Attentions Data
Daily attentions of pneumonia cases were obtained from the individual reports provided by healthcare provision systems from January 2009 to December 2019. The daily data were grouped by epidemiological week to obtain weekly cumulative attentions. The five most populated cities in Colombia were selected for the study. The cities selected were Bogotá, Medellín, Cali, Barranquilla, and Cartagena.
Aerosols Data
Data on air pollution-aerosols corresponded to aerosol optical depth measured by the Moderate Resolution Imaging Spectroradiometer, a space-borne instrument [16]. Daily data on air pollution-aerosols are available on the NASA product: Modern-Era Retrospective Analysis for Research and Applications, Version 2 [17]. The air pollution-aerosols included in this study were Black Carbon Surface Mass Concentration (BCSMASS), Dimethylsulphide Surface Mass Concentration (DMSSMASS), Dust Surface Mass Concentration of 2.5 μm in diameter (DUSMASS25), SO4 Surface Mass Concentration (SO4SMASS), and Sea Salt Surface Mass Concentration of 2.5 μm in diameter (SSSMASS25). All data were converted to μg/m3. Daily data were grouped by epidemiological week to obtain weekly average data. Spatial matching between the values of air pollution-aerosols and the cities included in the study was performed using the raster package of R [18].
Meteorological Data
Daily data on rainfall and temperature were obtained from Modern-Era Retrospective analysis for Research and Applications, Version 2 [19]. The daily data were grouped by epidemiological week to obtain weekly cumulative rainfall and weekly average temperature data. Spatial matching among the weekly values of rainfall and temperature and the five cities being evaluated was performed using the raster package [18] of R.

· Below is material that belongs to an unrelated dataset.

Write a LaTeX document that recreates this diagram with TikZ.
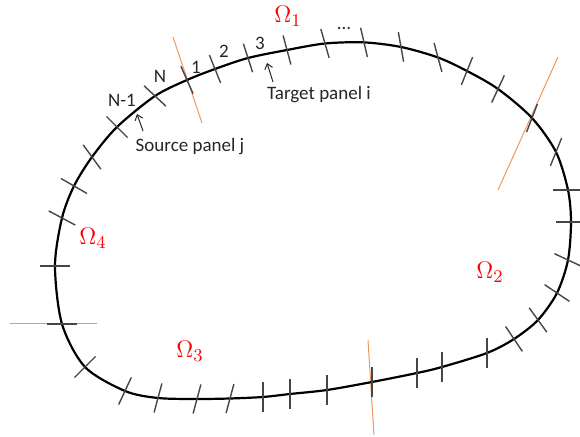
\documentclass[tikz,border=0pt]{standalone}
\usepackage{fontspec}
\setmainfont{Carlito}
\usepackage{tikz}
\usetikzlibrary{arrows.meta}
\usepackage{xcolor}
\definecolor{cutorange}{RGB}{240,150,95}
\definecolor{tickgray}{RGB}{70,70,70}
\definecolor{labelgray}{RGB}{38,38,38}

\begin{document}
\begin{tikzpicture}[x=0.5pt,y=-0.5pt,
    panellabel/.style={labelgray, font=\fontsize{9.5}{11}\selectfont, inner sep=0pt, anchor=base},
    domainlabel/.style={red, font=\fontsize{13}{15}\selectfont, inner sep=0pt, anchor=base},
    tickmark/.style={tickgray, line width=0.7pt},
    cutline/.style={cutorange, line width=0.5pt},
    pointer/.style={labelgray, -{Straight Barb[length=2.5pt,width=4pt]}, line width=0.5pt}]
    \useasboundingbox (0,0) rectangle (580,437);

    % cuts between the four subdomains
    \draw[cutline] (173,37) -- (202,123);
    \draw[cutline] (558,57) -- (498,190);
    \draw[cutline] (368,340) -- (374,435);
    \draw[cutline] (10,324) -- (97,324);

    % boundary of the body
    \draw[line width=1.1pt] plot[smooth cycle, tension=0.5] coordinates {
        (187,80) (215,69) (248,58) (287,50) (325,43.5) (364,42.4) (401,47)
        (438,57.5) (467,71) (498,89) (532,118) (556,152) (568,190) (571,222)
        (568,260) (557,293) (538,320) (514,339) (487,353) (442,367) (417,373)
        (372,382) (327,390) (290,394) (263,397) (230,398.5) (197,399) (158,398)
        (125,391) (85,367) (62,324) (55,266) (62,218) (74,186) (92,157)
        (117,127) (155,96)};

    % panel end points
    \foreach \px/\py/\a in {187/80/66, 215/69/68, 248/58/72, 287/50/75,
        325/43.5/74, 364/42.4/77, 401/47/80, 438/57.5/75, 467/71/112, 498/89/115,
        532/118/111, 556/152/112, 568/190/0, 571/222/0, 568/260/25,
        557/293/34, 538/320/54, 514/339/56, 487/353/90, 442/367/90,
        417/373/90, 372/382/90, 327/390/90, 290/394/90, 263/397/90,
        230/398.5/105, 197/399/105, 158/398/105, 125/391/115, 85/367/135,
        62/324/0, 55/266/0, 62/218/28, 74/186/30, 92/157/54, 117/127/45,
        155/96/43}
        \draw[tickmark] (\px,\py) ++(\a:15) -- ++(\a+180:30);

    % panel numbering
    \node[panellabel] (nm1) at (122,107) {N-1};
    \node[panellabel] (nn) at (160,83) {N};
    \node[panellabel] (n1) at (196,74) {1};
    \node[panellabel] (n2) at (224,58) {2};
    \node[panellabel] (n3) at (260,50) {3};
    \node[panellabel] (ndots) at (344,30) {...};

    \node[panellabel] (target) at (319,100) {Target panel i};
    \coordinate (target tail) at (273,82);
    \coordinate (target tip) at (267,63);
    \draw[pointer] (target tail) -- (target tip);

    \node[panellabel] (source) at (190,152) {Source panel j};
    \coordinate (source tail) at (143,131);
    \coordinate (source tip) at (137,114);
    \draw[pointer] (source tail) -- (source tip);

    % subdomains
    \node[domainlabel] (om1) at (288,23) {$\Omega_1$};
    \node[domainlabel] (om2) at (490,279) {$\Omega_2$};
    \node[domainlabel] (om3) at (190,358) {$\Omega_3$};
    \node[domainlabel] (om4) at (93,245) {$\Omega_4$};
\end{tikzpicture}
\end{document}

We included lags of up to 4 weeks for air pollution-aerosols and meteorological variables, which we considered sufficient to capture the necessary time for the period of incubation of the disease and the time to visit a healthcare facility, and the report of a new pneumonia case.
Admission Data
In the models, we included the following as admission data: The year (2009 to 2019), the epidemiological week (Epiweek) with values from 1 to 52 or 53 for each year, and the week consecutive (Consweek), with values ranging from 1 to 573 for the entire study period.
Machine-learning Methods
Four machine-learning methods were implemented to forecast the number of attentions of pneumonia cases in each city. The methods implemented were Extreme Gradient Boosting (XGBoost), Random Forest (RF), Support Vector Machines (SVM), and Bayesian Adaptive Regression Trees (BART).
XGBoost is used to implement gradient boosted decision trees. The method is an approach where new models that predict the residuals or errors of prior models are created and then added together to make the final prediction [20]. RF combines several randomized decision trees and aggregates to do their predictions by averaging [21]. The objective of SVM is to find a hyperplane in an N-dimensional space that distinctly classifies the data points [22]. BART is a nonparametric Bayesian regression approach which uses dimensionally adaptive random basis elements [23].
In each city, the response variable was the number of attentions of pneumonia cases per week. We used, as predictor variables in the machine-learning methods, the air pollution-aerosols and meteorological variables with lags of up to 4 weeks, as well as the year, the Epiweek and the Consweek.
Each machine-learning method was trained and tested on a partitioned 70/30 percentage split of the dataset by stratified random sampling for each city. The method of 10-fold cross-validation was used for training the dataset. Additional file 1 shows the parameters of each machine-learning method implemented. The performance of the forecasting was evaluated with the R2 metric. We used the package caret [24] of R to implement the machine-learning methods.
Machine-learning Model Interpretation
We implemented the techniques of permutation feature importance and feature interaction to provide explanations and to analyze the behavior and forecasting of the best-performing machine-learning model in each city.
The permutation feature importance is an approach that classifies the contribution of each variable based on its precision. This means that a variable can be significantly important if changing its values (permutation) increases the model error, which means that the model needs this variable to perform more accurate forecasting. On the other hand, if the model error shows no change when varying the values, the variable does not contribute or influence the model when making the forecast [25]. The permutation feature importance was estimated with 500 iterations.
Feature interaction explains the interaction between variables. The technique states that the effect that a variable can have on the forecast is probably influenced by other variables. Therefore, this method recognizes that variables can be interconnected and that not only does a variable by itself have an influence on the machine-learning model, but that the interaction between variables can also have an effect on how the model is making its forecast [26].
The package iml of R [25] was used to implement the techniques of permutation feature importance and feature interaction.